At the CECL Congress 2018, you will be speaking on your insight regarding “Best practices in validating CECL models’. Why is this a key talking point in the industry right now?
The key points in validating CECL models right now are model methodology, portfolio segmentation and data. On the first point on methodology, areas of focus will include portfolio level modeling vs loan level modeling, as well as integration with upstream and downstream models.
What, in your opinion, are the limitations going forward?
A major limitation in modeling is the assumption of steady state portfolios. As portfolios shrink or grow, the models must be able to adjust to a longer or shorter average time on book.
How can financial institutions best handle model risk management policies and governance?
Financial institutions can best handle model risk management policies and governance by applying the principles of SR 11-7 to the entire CECL process. One key first step in this process is to perform a skills assessment of the validation associates involved in the validation of the CECL model and ensure your team has the sufficient knowledge, skills and experience needed. This will range from knowledge of accounting rules to experience with internal data sources to having sufficient mathematical and statistical skills.
Finally, what challenges do you foresee with CECL implementation over the coming years?

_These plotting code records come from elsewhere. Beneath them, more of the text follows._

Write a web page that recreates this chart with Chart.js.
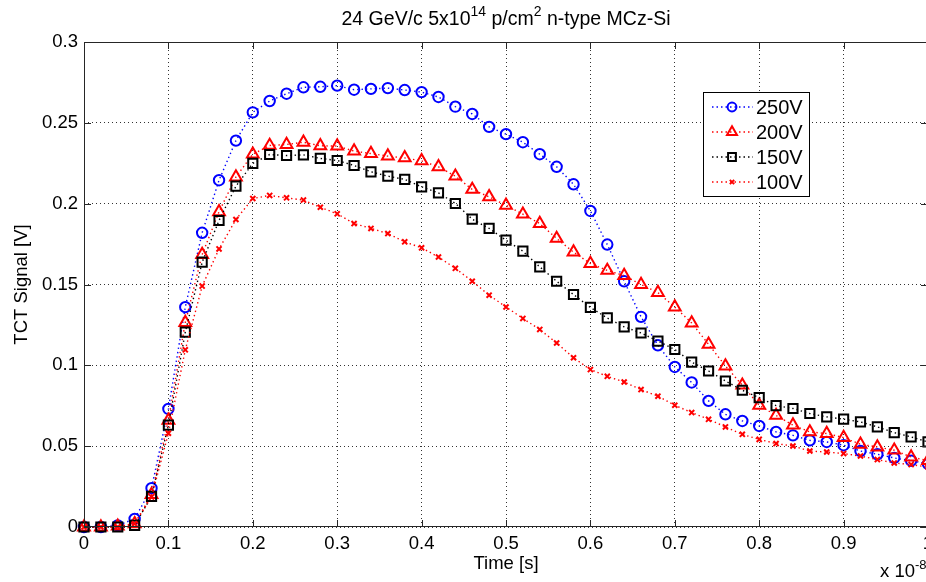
<!DOCTYPE html>
<html>
<head>
<meta charset="utf-8">
<script src="https://cdn.jsdelivr.net/npm/chart.js@4"></script>
<style>
  html, body { margin: 0; padding: 0; background: #fff; overflow: hidden; }
  #wrap { width: 940px; height: 582px; }
</style>
</head>
<body>
<div id="wrap"><canvas id="chTct" width="940" height="582"></canvas></div>
<script>
// time axis, units of 1e-8 s
var times = [0, 0.02, 0.04, 0.06, 0.08, 0.10, 0.12, 0.14, 0.16, 0.18,
             0.20, 0.22, 0.24, 0.26, 0.28, 0.30, 0.32, 0.34, 0.36, 0.38,
             0.40, 0.42, 0.44, 0.46, 0.48, 0.50, 0.52, 0.54, 0.56, 0.58,
             0.60, 0.62, 0.64, 0.66, 0.68, 0.70, 0.72, 0.74, 0.76, 0.78,
             0.80, 0.82, 0.84, 0.86, 0.88, 0.90, 0.92, 0.94, 0.96, 0.98, 1.00];

var v250 = [0, 0, 0.001, 0.005, 0.024, 0.073, 0.136, 0.182, 0.2145, 0.239,
            0.2565, 0.2635, 0.268, 0.272, 0.2723, 0.273, 0.2705, 0.271, 0.2715, 0.2703,
            0.269, 0.266, 0.260, 0.2555, 0.2475, 0.243, 0.238, 0.2306, 0.2228, 0.212,
            0.1955, 0.1747, 0.152, 0.130, 0.1124, 0.099, 0.0894, 0.078, 0.0697, 0.0656,
            0.0625, 0.0588, 0.0567, 0.0536, 0.0526, 0.0506, 0.047, 0.045, 0.0427, 0.041, 0.039];

var v200 = [0, 0, 0.0005, 0.002, 0.020, 0.066, 0.1265, 0.1685, 0.195, 0.2165,
            0.2306, 0.236, 0.2366, 0.238, 0.2358, 0.2356, 0.2325, 0.231, 0.2294, 0.2283,
            0.2265, 0.2228, 0.217, 0.2088, 0.2042, 0.199, 0.1935, 0.1877, 0.1785, 0.170,
            0.163, 0.1587, 0.1555, 0.150, 0.145, 0.136, 0.1262, 0.113, 0.0996, 0.0877,
            0.0753, 0.069, 0.063, 0.0588, 0.0578, 0.0553, 0.0512, 0.0495, 0.0475, 0.0433, 0.041];

var v150 = [0, 0, 0, 0.001, 0.019, 0.063, 0.1205, 0.1638, 0.1896, 0.2108,
            0.2249, 0.2304, 0.2298, 0.2302, 0.228, 0.2267, 0.2236, 0.2197, 0.217, 0.215,
            0.2104, 0.2067, 0.2001, 0.1904, 0.1847, 0.1774, 0.1706, 0.1609, 0.152, 0.1438,
            0.1358, 0.1293, 0.1238, 0.12, 0.115, 0.1098, 0.102, 0.0965, 0.0903, 0.0846,
            0.080, 0.0751, 0.0733, 0.0702, 0.0681, 0.0667, 0.065, 0.0619, 0.0584, 0.0557, 0.0526];

var v100 = [0, 0, 0, 0.002, 0.0186, 0.058, 0.1096, 0.149, 0.172, 0.1902,
            0.2032, 0.2051, 0.2036, 0.2022, 0.1978, 0.1937, 0.1877, 0.1847, 0.1815, 0.1764,
            0.1727, 0.167, 0.160, 0.152, 0.1434, 0.1361, 0.129, 0.1222, 0.1138, 0.1047,
            0.0974, 0.0932, 0.0897, 0.085, 0.0809, 0.0753, 0.0708, 0.0666, 0.0619, 0.0573,
            0.0542, 0.0516, 0.0501, 0.047, 0.0464, 0.0454, 0.0439, 0.0417, 0.0396, 0.0386, 0.0371];

var seriesLabels = ['250V', '200V', '150V', '100V'];
var xTicks = [0, 0.1, 0.2, 0.3, 0.4, 0.5, 0.6, 0.7, 0.8, 0.9, 1];
var yTicks = [0, 0.05, 0.1, 0.15, 0.2, 0.25, 0.3];

var FONT = '"Liberation Sans", Arial, sans-serif';

function pts(vals) {
    return vals.map(function(v, i){ return {x: times[i], y: v}; });
}

var styles = [
    {color: '#0000ff', pointStyle: 'circle',   radius: 5.2},
    {color: '#ff0000', pointStyle: 'triangle', radius: 6.8},
    {color: '#000000', pointStyle: 'rect',     radius: 6.5},
    {color: '#ff0000', pointStyle: 'crossRot', radius: 3.6}
];

var datasets = [v250, v200, v150, v100].map(function(vals, i){
    var s = styles[i];
    return {
        label: seriesLabels[i],
        data: pts(vals),
        borderColor: s.color,
        borderWidth: 1.4,
        borderDash: [1.4, 3],
        pointStyle: s.pointStyle,
        pointRadius: s.radius,
        pointBorderWidth: 2,
        pointBorderColor: s.color,
        pointBackgroundColor: 'rgba(0,0,0,0)',
        tension: 0,
        fill: false,
        clip: false,
        order: 3 - i
    };
});

// text with superscripts, parts = [[text, isSup], ...]
function drawRich(ctx, parts, cx, baseY, size, align) {
    var supSize = Math.round(size * 0.7);
    var widths = parts.map(function(p){
        ctx.font = (p[1] ? supSize : size) + 'px ' + FONT;
        return ctx.measureText(p[0]).width;
    });
    var total = widths.reduce(function(a, b){ return a + b; }, 0);
    var x = align === 'left' ? cx : cx - total / 2;
    ctx.textAlign = 'left';
    ctx.textBaseline = 'alphabetic';
    parts.forEach(function(p, i){
        ctx.font = (p[1] ? supSize : size) + 'px ' + FONT;
        ctx.fillText(p[0], x, p[1] ? baseY - size * 0.45 : baseY);
        x += widths[i];
    });
}

var matlabFrame = {
    id: 'matlabFrame',
    afterDatasetsDraw: function(chart) {
        var ctx = chart.ctx, a = chart.chartArea;
        var xs = chart.scales.x, ys = chart.scales.y;
        ctx.save();
        ctx.strokeStyle = '#262626';
        ctx.lineWidth = 1;
        ctx.beginPath();
        ctx.moveTo(a.left + 0.5, a.top + 0.5);
        ctx.lineTo(a.right - 0.5, a.top + 0.5);
        ctx.lineTo(a.right - 0.5, a.bottom - 0.5);
        ctx.lineTo(a.left + 0.5, a.bottom - 0.5);
        ctx.closePath();
        ctx.stroke();
        // inward ticks
        var tl = 7;
        ctx.beginPath();
        xTicks.forEach(function(t){
            var px = Math.round(xs.getPixelForValue(t)) + 0.5;
            ctx.moveTo(px, a.bottom); ctx.lineTo(px, a.bottom - tl);
            ctx.moveTo(px, a.top); ctx.lineTo(px, a.top + tl);
        });
        yTicks.forEach(function(t){
            var py = Math.round(ys.getPixelForValue(t)) + 0.5;
            ctx.moveTo(a.left, py); ctx.lineTo(a.left + tl, py);
            ctx.moveTo(a.right, py); ctx.lineTo(a.right - tl, py);
        });
        ctx.stroke();

        // legend
        var lx = 703.5, ly = 92.5, lw = 106, lh = 104;
        ctx.fillStyle = '#fff';
        ctx.fillRect(lx, ly, lw, lh);
        ctx.strokeStyle = '#000';
        ctx.strokeRect(lx, ly, lw, lh);
        datasets.forEach(function(ds, i){
            var ry = 107 + i * 25;
            ctx.save();
            ctx.strokeStyle = ds.borderColor;
            ctx.lineWidth = 1.5;
            ctx.setLineDash([1.5, 3]);
            ctx.beginPath();
            ctx.moveTo(712, ry); ctx.lineTo(753, ry);
            ctx.stroke();
            ctx.restore();
            ctx.save();
            ctx.strokeStyle = ds.borderColor;
            ctx.fillStyle = 'rgba(0,0,0,0)';
            ctx.lineWidth = 2;
            if (Chart.helpers && Chart.helpers.drawPoint) {
                Chart.helpers.drawPoint(ctx, {pointStyle: ds.pointStyle, radius: ds.pointRadius * 0.85, rotation: 0, borderWidth: 2}, 732, ry);
            }
            ctx.restore();
            ctx.fillStyle = '#000';
            ctx.font = '20px ' + FONT;
            ctx.textAlign = 'left';
            ctx.textBaseline = 'middle';
            ctx.fillText(ds.label, 756, ry + 1);
        });

        // titles
        ctx.fillStyle = '#000';
        drawRich(ctx, [['24 GeV/c 5x10', false], ['14', true], [' p/cm', false], ['2', true], [' n-type MCz-Si', false]],
                 (a.left + a.right) / 2, 25, 19.5, 'center');
        ctx.font = '18.5px ' + FONT;
        ctx.textAlign = 'center';
        ctx.textBaseline = 'middle';
        ctx.fillText('Time [s]', (a.left + a.right) / 2, 564);
        ctx.save();
        ctx.translate(22, (a.top + a.bottom) / 2);
        ctx.rotate(-Math.PI / 2);
        ctx.fillText('TCT Signal [V]', 0, 0);
        ctx.restore();
        drawRich(ctx, [['x 10', false], ['-8', true]], 880, 577, 18.5, 'left');
        ctx.restore();
    }
};

new Chart(document.getElementById('chTct'), {
    type: 'line',
    data: {datasets: datasets},
    plugins: [matlabFrame],
    options: {
        responsive: false,
        animation: false,
        layout: {padding: {top: 42, right: 12, left: 0, bottom: 0}},
        plugins: {legend: {display: false}, tooltip: {enabled: false}},
        scales: {
            x: {
                type: 'linear', min: 0, max: 1,
                afterFit: function(scale){ scale.height = 55; },
                afterBuildTicks: function(scale){ scale.ticks = xTicks.map(function(v){ return {value: v}; }); },
                ticks: {
                    color: '#000', padding: 6,
                    font: {family: FONT, size: 18.5},
                    callback: function(v){ return String(Math.round(v * 10) / 10); }
                },
                grid: {color: 'rgba(0,0,0,0.8)', lineWidth: 1, drawTicks: false},
                border: {display: false, dash: [1, 3]}
            },
            y: {
                type: 'linear', min: 0, max: 0.3,
                afterFit: function(scale){ scale.width = 84; },
                afterBuildTicks: function(scale){ scale.ticks = yTicks.map(function(v){ return {value: v}; }); },
                ticks: {
                    color: '#000', padding: 6,
                    font: {family: FONT, size: 18.5},
                    callback: function(v){ return String(Math.round(v * 100) / 100); }
                },
                grid: {color: 'rgba(0,0,0,0.8)', lineWidth: 1, drawTicks: false},
                border: {display: false, dash: [1, 3]}
            }
        }
    }
});
</script>
</body>
</html>
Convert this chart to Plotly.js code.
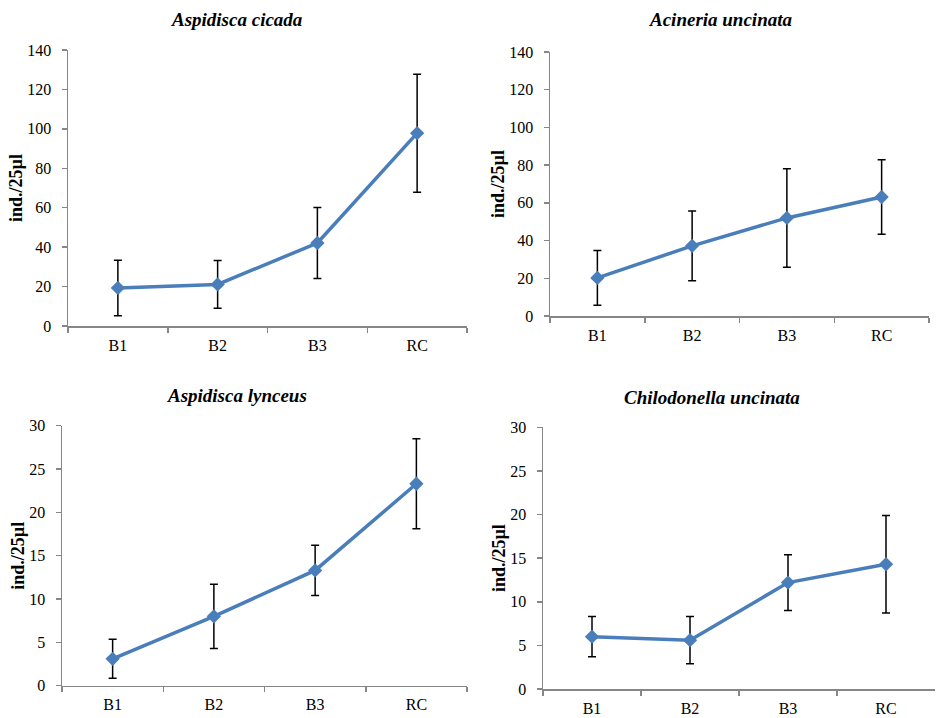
<!DOCTYPE html>
<html>
<head>
<meta charset="utf-8">
<script src="https://cdn.plot.ly/plotly-3.0.1.min.js"></script>
<style>html,body{margin:0;padding:0;background:#fff;}#chart{width:936px;height:718px;}</style>
</head>
<body>
<div id="chart"></div>
<script>
const categories = ["B1", "B2", "B3", "RC"];

const titles = ["Aspidisca cicada", "Acineria uncinata", "Aspidisca lynceus", "Chilodonella uncinata"];

const aspidiscaCicada = [19.3, 21.1, 42.1, 97.8];
const aspidiscaCicadaErr = [14.1, 12.1, 18.0, 29.9];

const acineriaUncinata = [20.2, 37.2, 52.0, 63.1];
const acineriaUncinataErr = [14.5, 18.5, 26.1, 19.8];

const aspidiscaLynceus = [3.1, 8.0, 13.3, 23.3];
const aspidiscaLynceusErr = [2.25, 3.7, 2.9, 5.2];

const chilodonellaUncinata = [6.0, 5.6, 12.2, 14.3];
const chilodonellaUncinataErr = [2.3, 2.7, 3.2, 5.6];

const yTitle = "ind./25µl";

const seriesList = [
  [aspidiscaCicada, aspidiscaCicadaErr],
  [acineriaUncinata, acineriaUncinataErr],
  [aspidiscaLynceus, aspidiscaLynceusErr],
  [chilodonellaUncinata, chilodonellaUncinataErr]
];

const W = 936, H = 718;
// plot-area boxes in px: [left, right, top, bottom]
const boxes = [
  [68, 467, 50, 326],
  [550, 929, 52, 316],
  [62, 467, 425.7, 685.7],
  [543, 935, 427.3, 689]
];
const yMax = [140, 140, 30, 30];
const yStep = [20, 20, 5, 5];

const lineColor = "#4A7EBB";
const axisColor = "#868686";
const serif = "Liberation Serif, Times New Roman, serif";

const traces = [];
const layout = {
  width: W, height: H,
  margin: {l: 0, r: 0, t: 0, b: 0},
  paper_bgcolor: "#ffffff",
  plot_bgcolor: "#ffffff",
  showlegend: false,
  font: {family: serif, color: "#000000", size: 16},
  annotations: []
};

seriesList.forEach((s, i) => {
  const n = i === 0 ? "" : String(i + 1);
  traces.push({
    type: "scatter",
    mode: "lines+markers",
    x: categories,
    y: s[0],
    xaxis: "x" + n,
    yaxis: "y" + n,
    line: {color: lineColor, width: 3.5},
    marker: {symbol: "diamond", size: 11, color: lineColor},
    error_y: {type: "data", array: s[1], visible: true, color: "#000000", thickness: 1.5, width: 4},
    hoverinfo: "x+y"
  });
  const b = boxes[i];
  layout["xaxis" + n] = {
    domain: [b[0] / W, b[1] / W],
    anchor: "y" + n,
    type: "category",
    range: [-0.5, 3.5],
    showline: true, linecolor: axisColor, linewidth: 1.5,
    showgrid: false, zeroline: false,
    ticks: "outside", tickson: "boundaries", ticklen: 5, tickcolor: axisColor, tickwidth: 1.5,
    tickfont: {family: serif, size: 16, color: "#000000"},
    ticklabelstandoff: 4,
    fixedrange: true
  };
  layout["yaxis" + n] = {
    domain: [1 - b[3] / H, 1 - b[2] / H],
    anchor: "x" + n,
    range: [0, yMax[i]],
    dtick: yStep[i], tick0: 0,
    showline: true, linecolor: axisColor, linewidth: 1.5,
    showgrid: false, zeroline: false,
    ticks: "outside", ticklen: 5, tickcolor: axisColor, tickwidth: 1.5,
    tickfont: {family: serif, size: 16, color: "#000000"},
    ticklabelstandoff: 7,
    title: {text: "<b>" + yTitle + "</b>", font: {family: serif, size: 18, color: "#000000"}, standoff: 0},
    fixedrange: true
  };
  layout.annotations.push({
    text: "<b><i>" + titles[i] + "</i></b>",
    xref: "paper", yref: "paper",
    x: [237, 720, 237, 712][i] / W,
    y: 1 - [19, 19, 395, 398][i] / H,
    xanchor: "center", yanchor: "middle",
    showarrow: false,
    font: {family: serif, size: 19, color: "#000000"}
  });
});

Plotly.newPlot("chart", traces, layout, {displayModeBar: false, staticPlot: true});
</script>
</body>
</html>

Institutions can best plan for the challenges and deadlines by kicking off validation of CECL models early and assigning multiple qualified validation associates on the project to ensure there is limited key-person dependency. Key topics will have to be considered internally including how to treat TDRs, developing multiple scenarios for reasonable and supportable forecasts, and how best multiple stakeholders can coordinate to ensure a well-controlled implementation.